- [PROVIDED MATERIAL]

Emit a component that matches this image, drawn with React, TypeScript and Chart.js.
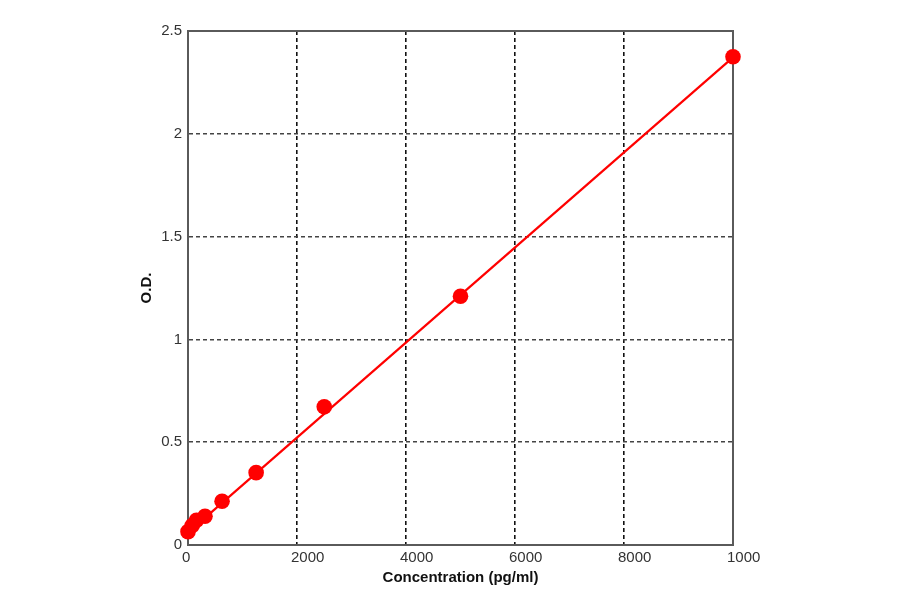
import { useEffect, useRef } from 'react'
import { Chart, registerables } from 'chart.js'

Chart.register(...registerables)

// standard curve
const concentrations = [0, 78, 156, 312, 625, 1250, 2500, 5000, 10000]
const odValues = [0.065, 0.095, 0.12, 0.14, 0.213, 0.352, 0.672, 1.21, 2.375]

// fitted line end points
const fitX = [0, 10000]
const fitY = [0.06, 2.372]

const xTicks = [0, 2000, 4000, 6000, 8000, 10000]
const xTickLabels = ['0', '2000', '4000', '6000', '8000', '1000']
const yTicks = [0, 0.5, 1, 1.5, 2, 2.5]
const yTickLabels = ['0', '0.5', '1', '1.5', '2', '2.5']

const RED = '#ff0000'
const FONT = "'Liberation Sans', Arial, sans-serif"

/** Grey frame round the plot area (top and right edges included). */
const framePlugin = {
  id: 'frame',
  beforeDatasetsDraw(chart: Chart) {
    const { ctx, chartArea: a } = chart
    ctx.save()
    ctx.strokeStyle = '#5a5a5a'
    ctx.lineWidth = 2
    ctx.strokeRect(a.left, a.top, a.right - a.left, a.bottom - a.top)
    ctx.restore()
  },
}

export default function App() {
  const canvasRef = useRef<HTMLCanvasElement>(null)
  const chartRef = useRef<Chart | null>(null)

  useEffect(() => {
    document.body.style.margin = '0'
    if (!canvasRef.current) return
    const ctx = canvasRef.current.getContext('2d')
    if (!ctx) return

    if (chartRef.current) {
      chartRef.current.destroy()
      chartRef.current = null
    }

    chartRef.current = new Chart(ctx, {
      type: 'scatter',
      data: {
        datasets: [
          {
            type: 'line',
            data: fitX.map((x, i) => ({ x, y: fitY[i] })),
            borderColor: RED,
            borderWidth: 2.2,
            pointRadius: 0,
            fill: false,
            clip: false,
          },
          {
            data: concentrations.map((x, i) => ({ x, y: odValues[i] })),
            backgroundColor: RED,
            borderColor: RED,
            borderWidth: 0,
            pointRadius: 7.8,
            pointHoverRadius: 7.8,
            clip: false,
          },
        ],
      },
      options: {
        responsive: true,
        maintainAspectRatio: false,
        animation: false,
        layout: { padding: { left: 137, top: 31, right: 167, bottom: 0 } },
        plugins: {
          legend: { display: false },
          tooltip: { enabled: false },
        },
        scales: {
          x: {
            type: 'linear',
            min: 0,
            max: 10000,
            afterBuildTicks: (s) => {
              s.ticks = xTicks.map((value) => ({ value }))
            },
            afterFit: (s) => {
              s.height = 49
            },
            grid: { color: '#111', lineWidth: 1.6, drawTicks: false },
            border: { color: '#5a5a5a', width: 2, dash: [4, 3] },
            ticks: {
              color: '#333',
              font: { family: FONT, size: 15 },
              align: 'start',
              labelOffset: -6,
              padding: 4,
              maxRotation: 0,
              autoSkip: false,
              callback: (_v, i) => xTickLabels[i],
            },
            title: {
              display: true,
              text: 'Concentration (pg/ml)',
              color: '#111',
              font: { family: FONT, size: 15, weight: 'bold' },
              padding: { top: 0, bottom: 7 },
            },
          },
          y: {
            min: 0,
            max: 2.5,
            afterBuildTicks: (s) => {
              s.ticks = yTicks.map((value) => ({ value }))
            },
            afterFit: (s) => {
              s.width = 51
            },
            grid: { color: '#444', lineWidth: 1.6, drawTicks: false },
            border: { color: '#5a5a5a', width: 2, dash: [4, 3] },
            ticks: {
              color: '#333',
              font: { family: FONT, size: 15 },
              padding: 6,
              autoSkip: false,
              callback: (_v, i) => yTickLabels[i],
            },
            title: {
              display: true,
              text: 'O.D.',
              color: '#111',
              font: { family: FONT, size: 15, weight: 'bold' },
              padding: { top: 1, bottom: 1 },
            },
          },
        },
      },
      plugins: [framePlugin],
    })

    return () => {
      if (chartRef.current) {
        chartRef.current.destroy()
        chartRef.current = null
      }
    }
  }, [])

  return (
    <div style={{ width: 900, height: 594, background: '#fff' }}>
      <canvas ref={canvasRef} />
    </div>
  )
}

- [WHAT THE TASK ASKS] Everything from the first line of the listing above through the line that contains "const yTickLabels = ['0', '0.5', '1', '1.5', '2', '2.5']" is to be restated word for word, minus the pictures.

- [TASK OUTPUT]
Emit a component that matches this image, drawn with React, TypeScript and Chart.js.
import { useEffect, useRef } from 'react'
import { Chart, registerables } from 'chart.js'

Chart.register(...registerables)

// standard curve
const concentrations = [0, 78, 156, 312, 625, 1250, 2500, 5000, 10000]
const odValues = [0.065, 0.095, 0.12, 0.14, 0.213, 0.352, 0.672, 1.21, 2.375]

// fitted line end points
const fitX = [0, 10000]
const fitY = [0.06, 2.372]

const xTicks = [0, 2000, 4000, 6000, 8000, 10000]
const xTickLabels = ['0', '2000', '4000', '6000', '8000', '1000']
const yTicks = [0, 0.5, 1, 1.5, 2, 2.5]
const yTickLabels = ['0', '0.5', '1', '1.5', '2', '2.5']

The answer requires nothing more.